January 22nd, 2014
Prevention Guidelines in Practice: Vignette 1
John Ryan, MD
This vignette is the first in our series “Making Sense of the New Prevention Guidelines — The View from Clinical Practice”
I received this email from a 71-year-old gentleman in Utah who takes lisinopril 40 mg daily for hypertension and has never experienced an adverse event. He is a nonsmoker, exercises regularly, and has a normal body-mass index. He attached to the email a log of his systolic BP results, which have ranged from 130 to 151 mm Hg. Here is an excerpt from his message:
I would like to get your reaction to the new BP guidelines just published in JAMA. …I am quite confident that I could keep my systolic under the new guideline of 150 without medication. Please see my attached log — this morning it was 126. The side effects of a dry throat are bothersome and interfere with my sleep on occasion. I would like to propose that I cut my [lisinopril] dose in half to 20 mg/day, if not eliminate it all together.
- How would you respond to this patient?
- Have the guidelines and the related debate influenced how you counsel your patients and conduct your practice?
If the patient has no other risk factor or evidence of any organ damage, specially If the fundoscoptic exam is normal I don’t have objections to try it. At 71, I think this gentleman deserve to have quality of life.
For me, the possibility of a medication-related side-effect mandates a switch, perhaps to an ARB. As for the “new goal”, I think he is a bit younger than the HYVET group, and I would stick with SBP 135 mmHG (I made this up), or average SBP on ABPM <135 mmHg.
As well documented in this forum, there is not much guidance on home BP goals.
would like to see his complete log of BP measurements, atleast during last fortnight or month. he is symptomatic ( dryness of throat)?? needs ENT workup.
else, i would suggest lowering of lisinopril to 20 mg/day.
he is 71 yrs old, follows LSM but also at equal risk of fall ( Orthostatic) & injuries. therefore a more liberal target of 150/90 looks good.
I believe that ABPM could be helpful to answer the question and fit the treatment.

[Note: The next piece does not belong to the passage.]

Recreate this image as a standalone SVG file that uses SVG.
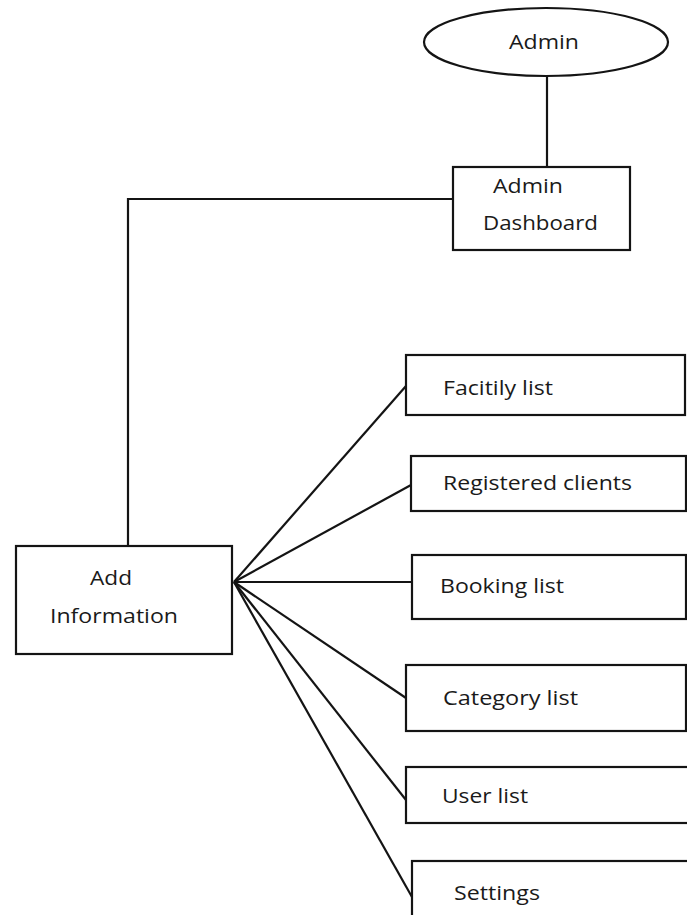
<svg xmlns="http://www.w3.org/2000/svg" width="687" height="915" viewBox="0 0 687 915">
<style>
.n{fill:#fff;stroke:#141414;stroke-width:2.2}
.c line,.c polyline{stroke:#141414;stroke-width:2.2;fill:none}
text{font-family:"Open Sans","Liberation Sans",Arial,sans-serif;font-size:20px;fill:#1a1a1a}
</style>
<rect width="687" height="915" fill="#fff"/>
<g class="c" id="connectors">
<line x1="547" y1="76" x2="547" y2="167"/>
<polyline points="453,199 128,199 128,546"/>
<line x1="234" y1="582" x2="406" y2="386"/>
<line x1="234" y1="582" x2="411" y2="485"/>
<line x1="234" y1="582" x2="412" y2="582"/>
<line x1="234" y1="582" x2="406" y2="698"/>
<line x1="234" y1="582" x2="406" y2="800"/>
<line x1="234" y1="582" x2="412" y2="897"/>
</g>
<g id="admin">
<ellipse class="n" cx="546" cy="42" rx="122" ry="34"/>
<text x="509" y="49" textLength="70" lengthAdjust="spacingAndGlyphs">Admin</text>
</g>
<g id="admin-dashboard">
<rect class="n" x="453" y="167" width="177" height="83"/>
<text x="493" y="193" textLength="70" lengthAdjust="spacingAndGlyphs">Admin</text>
<text x="483" y="230" textLength="115" lengthAdjust="spacingAndGlyphs">Dashboard</text>
</g>
<g id="add-information">
<rect class="n" x="16" y="546" width="216" height="108"/>
<text x="90" y="585" textLength="42" lengthAdjust="spacingAndGlyphs">Add</text>
<text x="50" y="623" textLength="128" lengthAdjust="spacingAndGlyphs">Information</text>
</g>
<g id="facility-list">
<rect class="n" x="406" y="355" width="279" height="60"/>
<text x="443" y="395" textLength="110" lengthAdjust="spacingAndGlyphs">Facitily list</text>
</g>
<g id="registered-clients">
<rect class="n" x="411" y="456" width="275" height="55"/>
<text x="443" y="490" textLength="189" lengthAdjust="spacingAndGlyphs">Registered clients</text>
</g>
<g id="booking-list">
<rect class="n" x="412" y="555" width="274" height="64"/>
<text x="440" y="593" textLength="124" lengthAdjust="spacingAndGlyphs">Booking list</text>
</g>
<g id="category-list">
<rect class="n" x="406" y="665" width="280" height="66"/>
<text x="443" y="705" textLength="135" lengthAdjust="spacingAndGlyphs">Category list</text>
</g>
<g id="user-list">
<rect class="n" x="406" y="767" width="300" height="56"/>
<text x="442" y="803" textLength="86" lengthAdjust="spacingAndGlyphs">User list</text>
</g>
<g id="settings">
<rect class="n" x="412" y="861" width="300" height="80"/>
<text x="454" y="900" textLength="86" lengthAdjust="spacingAndGlyphs">Settings</text>
</g>
</svg>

I would tell the patient not to believe everything he reads! I’m uneasy about the hypertension guidelines in general—the “breakaway” from the other groups and the apparent dissention on the committee erode my confidence a bit. In general I agree with a more lenient target for older patients, on an individualized basis–particularly when orthostatic symptoms are present. This patient is otherwise healthy and vigorous and has no significant side effects so I would advise to stay on medications to lower his stroke risk. I doubt his BP would be adequately controlled with lifestyle changes alone.